Trappiste, apprends-nous à prier !

Au cours de ma visite dernière à la Trappe, je voyais ânonner vêpres par six ou sept moines courbés de vieillesse, et je me disais, ça ne donne pas une impression de vie ni de joie ni de rien. Qu’est-ce qui fait que ça n’attire pas les gens, la Trappe, qu’est-ce qui fait que nos contemporains se désintéressent de ça ?  N’y a-t-il pas un problème de foi ?

Ce qui me frappe, c’est qu’aujourd’hui je rencontre un certain nombre de gens qui présentent des caractères de sainteté ou plutôt que je prenais pour tels selon l’iconographie catholique. Je donne un exemple : Isabelle Padovani dans une interview que j’ai écoutée récemment, disait : dans le courant de ma recherche de l’éveil, à un moment donné, je me suis vue comme un tout, comme une avec le tout. Ca m’a rappelé ce que j’entendais de Saint Benoît, qu’il avait vu l’univers comme un point lumineux. Moi, je prenais ça comme un signe de sainteté, comme pour Saint François le loup de Gubbio.

Aujourd’hui je suis surpris de ma candeur. Je vois les phénotypes de la sainteté, de la grâce, tels que je le croyais, chez des gens qui ne se réclament pas de la foi catholique. Simplement, Isabelle Padovani parle de l’éveil. Il y a une solution : on m’a menti ou j'ai été crédule, ce qui est arrivé à Saint Benoît, ce n’est pas les phénotypes de la grâce, c’est qu’il était humain, tout simplement humain, humain selon le plan de Dieu. Peut être que c’est ça la sainteté, c’est d’être profondément humain, et une grande part de ça s’apprend. Du coup, je suis profondément étonné a postériori de n’avoir jamais reçu à la Trappe de formation à la contemplation, jamais, comme si ça relevait de la grâce et rien que de la grâce, et ça me pose problème. Comme si ce qui relève de la grâce n’était pas humain. Comme si la grâce ne relevait pas de la formation, jusqu’à un certain point on est d’accord, alors que la formation aussi est un don, le don d’être capable d’apprendre, et le don de rencontrer quelqu’un qui est capable de m’apprendre. C’est un don. Quand notre mariage avec MC n’allait pas très bien, on a trouvé une conseillère conjugale et elle nous a appris des choses, elle nous a écouté; elle l’a apprise, cette posture de conseillère conjugale, elle l’a apprise, aussi.

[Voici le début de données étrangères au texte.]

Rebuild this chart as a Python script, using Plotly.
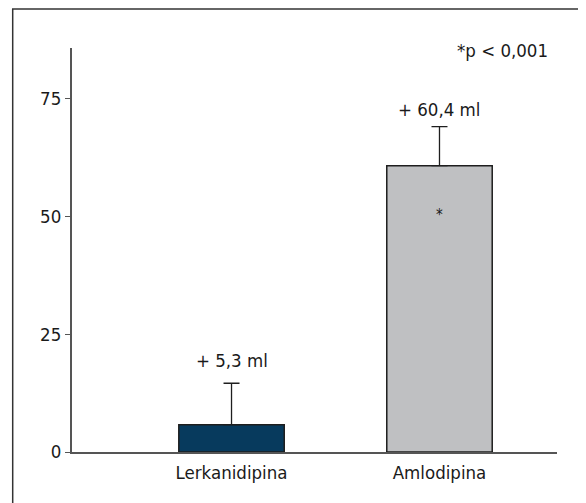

Quand j’étais enfant, ma mère prononçait plusieurs fois par jour « extraordinaire ». j’ai fini par penser que quand je faisais quelque chose pour la première fois, si le résultat n’était pas extraordinaire, ce n’était pas la peine que j’y travaille puisque de toutes façons je n’étais pas doué. Soit j’y arrivais sans travail, soit le travail n’en valait pas la peine puisque je n’étais pas doué pour ça. Je n’avais pas été choisi par Dieu pour jouer de la guitare, alors je n’ai pas travaillé la guitare. Ca allait typiquement avec l’iconographie : la grâce donne tout. Si tu as à travailler, c’est que tu n’as pas la grâce, tu ferais mieux de laisser tomber. Je reconnais que c’est très enfantin.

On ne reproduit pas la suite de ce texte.